Address
- 2730 North Del Mar Avenue Rosemead, California, 91770 United States

District information
- Type: Public
- Grades: K–8
- NCES District ID: 0614940

Students and staff
- Students: 4,431 (2020–2021)
- Teachers: 189.02 (FTE)
- Staff: 272.21 (FTE)
- Student–teacher ratio: 23.44:1

Other information
- Website: www.garvey.k12.ca.us

= Garvey School District =

School district in California

Garvey School District (founded in 1891) is a pre-K-8 school district with headquarters located in the city of Rosemead, California. It operates nine pre-K-6 elementary schools, one pre-K-8 elementary school and two intermediate schools (grades 7-8). The district serves more than 6000 students from diverse backgrounds, predominantly Asian and Latin American.

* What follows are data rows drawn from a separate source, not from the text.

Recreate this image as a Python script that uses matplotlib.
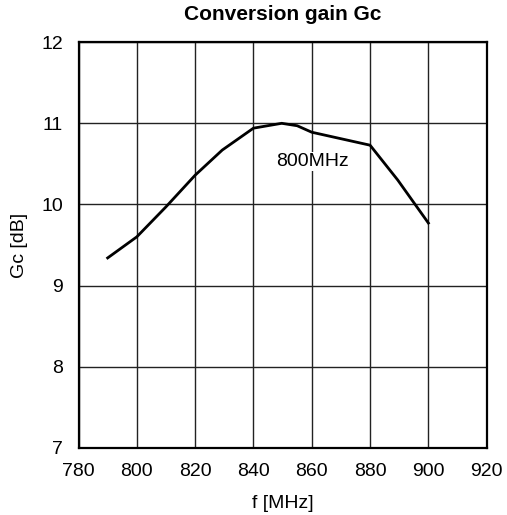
import matplotlib.pyplot as plt

# data
freq = [790, 800, 810, 820, 829.3, 840, 849.7, 855, 860, 870, 880, 889.5, 900]
gain = [9.34, 9.60, 9.97, 10.36, 10.67, 10.94, 11.0, 10.97, 10.89, 10.81, 10.73, 10.30, 9.77]
xticks = [780, 800, 820, 840, 860, 880, 900, 920]
yticks = [7, 8, 9, 10, 11, 12]

plt.rcParams['font.family'] = ['Liberation Sans', 'DejaVu Sans']

fig = plt.figure(figsize=(5.07, 5.15), dpi=100)
ax = fig.add_axes([78.5/507, 1 - 447.7/515, (486.7 - 78.5)/507, (447.7 - 42.2)/515])

ax.plot(freq, gain, color='black', lw=2, zorder=3)
ax.text(860.3, 10.53, '800MHz', ha='center', va='center', fontsize=14,
        bbox=dict(facecolor='white', edgecolor='none', pad=1), zorder=2)

ax.set_xlim(780, 920)
ax.set_ylim(7, 12)
ax.set_xticks(xticks)
ax.set_yticks(yticks)
ax.tick_params(axis='x', length=0, labelsize=14, pad=11)
ax.tick_params(axis='y', length=0, labelsize=14, pad=11)
ax.grid(color='#222222', lw=1)
for s in ax.spines.values():
    s.set_linewidth(1.6)

ax.set_title('Conversion gain Gc', fontsize=15, fontweight='bold', pad=16)
ax.set_xlabel('f [MHz]', fontsize=14, labelpad=11)
ax.set_ylabel('Gc [dB]', fontsize=14, labelpad=10)

fig.savefig('out.png', dpi=100)
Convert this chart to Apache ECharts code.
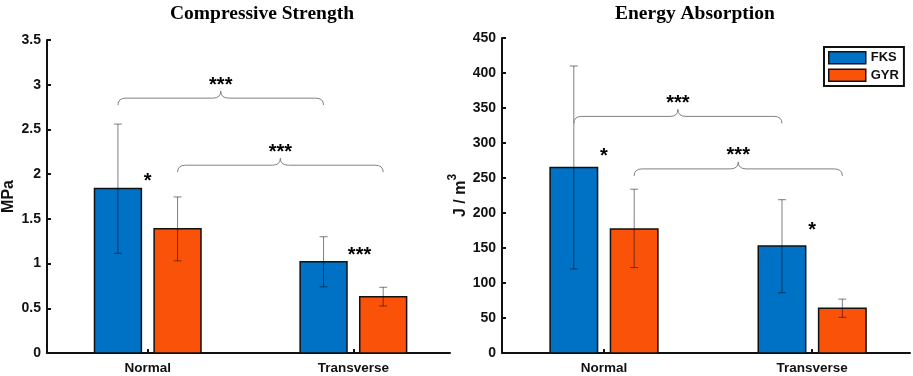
<!DOCTYPE html>
<html>
<head>
<meta charset="utf-8">
<script src="https://cdn.jsdelivr.net/npm/echarts@6/dist/echarts.min.js"></script>
<style>
  html, body { margin: 0; padding: 0; background: #fff; }
  #chart { width: 913px; height: 376px; }
</style>
</head>
<body>
<div id="chart"></div>
<script>
// categories and their positions on the x value axis
const categories = ['Normal', 'Transverse'];
const catPos = [1, 2];
const groups = ['FKS', 'GYR'];

// compressive strength (MPa): mean, lower and upper error bar ends
const strengthFKS = [1.84, 1.02];
const strengthFKSLow = [1.115, 0.74];
const strengthFKSHigh = [2.56, 1.30];
const strengthGYR = [1.39, 0.63];
const strengthGYRLow = [1.03, 0.526];
const strengthGYRHigh = [1.745, 0.735];

// energy absorption (J/m3)
const energyFKS = [265, 153];
const energyFKSLow = [120, 86];
const energyFKSHigh = [410, 219];
const energyGYR = [177, 64];
const energyGYRLow = [122, 51];
const energyGYRHigh = [234, 77];

// significance braces: [x from, x to, y level]
const strengthBraces = [[0.855, 1.855, 2.85], [1.145, 2.145, 2.10]];
const strengthBraceText = ['***', '***'];
const energyBraces = [[0.855, 1.855, 338], [1.145, 2.145, 263]];
const energyBraceText = ['***', '***'];

// single stars next to bar pairs: [x, y]
const strengthStars = [[1.0, 1.92], [2.03, 1.09]];
const strengthStarText = ['*', '***'];
const energyStars = [[1.0, 281], [2.0, 175]];
const energyStarText = ['*', '*'];

const BLUE = '#0072c6';
const ORANGE = '#fa5208';
const OFFSET = 0.145;   // bar centre offset from category, axis units
const BAR_W = 0.228;    // bar width, axis units
const FONT = 'Liberation Sans, Arial, sans-serif';
const SERIF = 'Liberation Serif, Times New Roman, serif';

var myChart = echarts.init(document.getElementById('chart'));

function rows(mean, low, high) {
	return categories.map((c, i) => [catPos[i], mean[i], low[i], high[i]]);
}

function barRenderer(offset, color) {
	return function (params, api) {
		const x = api.value(0) + offset;
		const base = api.coord([x, 0]);
		const top = api.coord([x, api.value(1)]);
		const lo = api.coord([x, api.value(2)]);
		const hi = api.coord([x, api.value(3)]);
		const halfW = api.size([BAR_W, 0])[0] / 2;
		const cap = 4;
		const errStyle = { stroke: 'rgba(0,0,0,0.5)', lineWidth: 1 };
		return {
			type: 'group',
			children: [
				{
					type: 'rect',
					shape: { x: top[0] - halfW, y: top[1], width: halfW * 2, height: base[1] - top[1] },
					style: { fill: color, stroke: '#111', lineWidth: 1.5 },
				},
				{ type: 'line', shape: { x1: hi[0], y1: hi[1], x2: lo[0], y2: lo[1] }, style: errStyle },
				{ type: 'line', shape: { x1: hi[0] - cap, y1: hi[1], x2: hi[0] + cap, y2: hi[1] }, style: errStyle },
				{ type: 'line', shape: { x1: lo[0] - cap, y1: lo[1], x2: lo[0] + cap, y2: lo[1] }, style: errStyle },
			],
		};
	};
}

function braceRenderer(labels) {
	return function (params, api) {
		const p1 = api.coord([api.value(0), api.value(2)]);
		const p2 = api.coord([api.value(1), api.value(2)]);
		const y = p1[1];
		const x1 = p1[0], x2 = p2[0], xm = (x1 + x2) / 2;
		const r = 8, h = 7;
		const d = 'M' + x1 + ' ' + (y + h) + ' Q' + x1 + ' ' + y + ' ' + (x1 + r) + ' ' + y +
			' L' + (xm - r) + ' ' + y + ' Q' + xm + ' ' + y + ' ' + xm + ' ' + (y - h) +
			' Q' + xm + ' ' + y + ' ' + (xm + r) + ' ' + y +
			' L' + (x2 - r) + ' ' + y + ' Q' + x2 + ' ' + y + ' ' + x2 + ' ' + (y + h);
		return {
			type: 'group',
			children: [
				{ type: 'path', shape: { pathData: d }, style: { fill: 'none', stroke: '#808080', lineWidth: 1 } },
				{
					type: 'text',
					x: xm, y: y - h + 4,
					style: { text: labels[params.dataIndex], fill: '#000', font: 'bold 20px ' + FONT, align: 'center', verticalAlign: 'bottom' },
				},
			],
		};
	};
}

function starRenderer(labels) {
	return function (params, api) {
		const p = api.coord([api.value(0), api.value(1)]);
		return {
			type: 'text',
			x: p[0], y: p[1],
			style: { text: labels[params.dataIndex], fill: '#000', font: 'bold 20px ' + FONT, align: 'center', verticalAlign: 'middle' },
		};
	};
}

function xAxisFor(gridIndex) {
	return {
		type: 'value',
		gridIndex: gridIndex,
		min: 0.51,
		max: 2.47,
		axisLine: { show: true, lineStyle: { color: '#111', width: 2 } },
		axisTick: { show: true, inside: true, length: 4, customValues: catPos, lineStyle: { color: '#111', width: 2 } },
		axisLabel: {
			customValues: catPos,
			formatter: (v) => categories[catPos.indexOf(Math.round(v))] || '',
			color: '#111', fontFamily: FONT, fontWeight: 'bold', fontSize: 13.5, margin: 8,
		},
		splitLine: { show: false },
	};
}

function yAxisFor(gridIndex, max, interval, name, gap) {
	return {
		type: 'value',
		gridIndex: gridIndex,
		min: 0,
		max: max,
		interval: interval,
		name: name,
		nameLocation: 'middle',
		nameGap: gap,
		nameTextStyle: {
			color: '#111', fontFamily: FONT, fontWeight: 'bold', fontSize: 16,
			rich: {
				a: { color: '#111', fontFamily: FONT, fontWeight: 'bold', fontSize: 16, lineHeight: 22, verticalAlign: 'bottom' },
				s: { color: '#111', fontFamily: FONT, fontWeight: 'bold', fontSize: 12, lineHeight: 22, verticalAlign: 'top' },
			},
		},
		axisLine: { show: true, lineStyle: { color: '#111', width: 2 } },
		axisTick: { show: true, inside: true, length: 4, lineStyle: { color: '#111', width: 2 } },
		axisLabel: { color: '#111', fontFamily: FONT, fontWeight: 'bold', fontSize: 14, margin: 6 },
		splitLine: { show: false },
	};
}

function custom(name, idx, color, data, renderItem, z) {
	return {
		type: 'custom',
		name: name,
		xAxisIndex: idx,
		yAxisIndex: idx,
		data: data,
		renderItem: renderItem,
		encode: { x: 0, y: 1 },
		itemStyle: color ? { color: color } : undefined,
		silent: true,
		z: z || 2,
	};
}

var option = {
	animation: false,
	title: [
		{ text: 'Compressive Strength', left: 165, top: -1, textStyle: { fontFamily: SERIF, fontWeight: 'bold', fontSize: 19.5, color: '#000' } },
		{ text: 'Energy Absorption', left: 610, top: -1, textStyle: { fontFamily: SERIF, fontWeight: 'bold', fontSize: 19.5, color: '#000' } },
	],
	legend: {
		data: groups,
		orient: 'vertical',
		left: 824,
		top: 47,
		icon: 'rect',
		itemWidth: 37,
		itemHeight: 12,
		itemGap: 4,
		padding: [4, 5, 4, 4],
		backgroundColor: '#fff',
		borderColor: '#111',
		borderWidth: 2,
		selectedMode: false,
		itemStyle: { borderColor: '#111', borderWidth: 1.5 },
		textStyle: { color: '#111', fontFamily: FONT, fontWeight: 'bold', fontSize: 13 },
	},
	grid: [
		{ left: 46, right: 463, top: 40, bottom: 23 },
		{ left: 502, right: 3, top: 38, bottom: 23 },
	],
	xAxis: [xAxisFor(0), xAxisFor(1)],
	yAxis: [yAxisFor(0, 3.5, 0.5, '{a|MPa}', 30), yAxisFor(1, 450, 50, '{a|J / m}{s|3}', 33)],
	series: [
		custom('FKS', 0, BLUE, rows(strengthFKS, strengthFKSLow, strengthFKSHigh), barRenderer(-OFFSET, BLUE)),
		custom('GYR', 0, ORANGE, rows(strengthGYR, strengthGYRLow, strengthGYRHigh), barRenderer(OFFSET, ORANGE)),
		custom('FKS', 1, BLUE, rows(energyFKS, energyFKSLow, energyFKSHigh), barRenderer(-OFFSET, BLUE)),
		custom('GYR', 1, ORANGE, rows(energyGYR, energyGYRLow, energyGYRHigh), barRenderer(OFFSET, ORANGE)),
		custom('braces0', 0, null, strengthBraces, braceRenderer(strengthBraceText), 3),
		custom('braces1', 1, null, energyBraces, braceRenderer(energyBraceText), 3),
		custom('stars0', 0, null, strengthStars, starRenderer(strengthStarText), 3),
		custom('stars1', 1, null, energyStars, starRenderer(energyStarText), 3),
	],
};

option && myChart.setOption(option);
</script>
</body>
</html>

In addition to serving most of the southern portions of the city of Rosemead, the Garvey School District serves parts of the cities of Monterey Park and San Gabriel, as well as part of the unincorporated Los Angeles County community of South San Gabriel. Monterey Vista and Hillcrest Elementary schools are located in the city of Monterey Park, while Dewey Avenue Elementary school is located in the city of San Gabriel. All other schools in the district are located in the city of Rosemead.

Students from the Garvey School District feed into the high schools of the Alhambra Unified School District, primarily to San Gabriel High School, but also to Mark Keppel High School.

Enrollment in the Garvey School District has been in decline for several years. As a result, several elementary schools have closed.

==History==

Circa 1985 the Garvey school district the site chosen for a new Rosemead high school by the Alhambra Union High School District.

==Schools==

===Pre-K-6 schools===
- Arlene Bitley Elementary School, Rosemead
- Dewey Avenue Elementary School, San Gabriel
- Ralph Waldo Emerson Elementary School, Rosemead
- Hillcrest Elementary School, Monterey Park
- Monterey Vista Elementary School, Monterey Park
- Eldridge Rice Elementary School, Rosemead
- George I. Sanchez Elementary School, Rosemead
- Willard Elementary School, Rosemead

===Intermediate schools===
- Roger W. Temple Intermediate School, Rosemead
- Richard Garvey Intermediate School, Rosemead

===Former schools===
- Dan T. Williams Elementary School, Rosemead. Since the fall of 2006, the district has had an arrangement with the Los Angeles Community College District allowing East Los Angeles College, which has had increasing enrollment resulting in a shortage of classroom space in recent years, to use the Williams School, a 17-room school, as a satellite campus.
- Margaret Duff Elementary School, Rosemead, closed on June 16, 2008 due to a vote in favor to close on May 15 of that year
- John Marshall Elementary School, San Gabriel, closed after the 2010-2011 school year due to a vote in favor to close after that year. It would soon become a community park which will start construction on early 2013.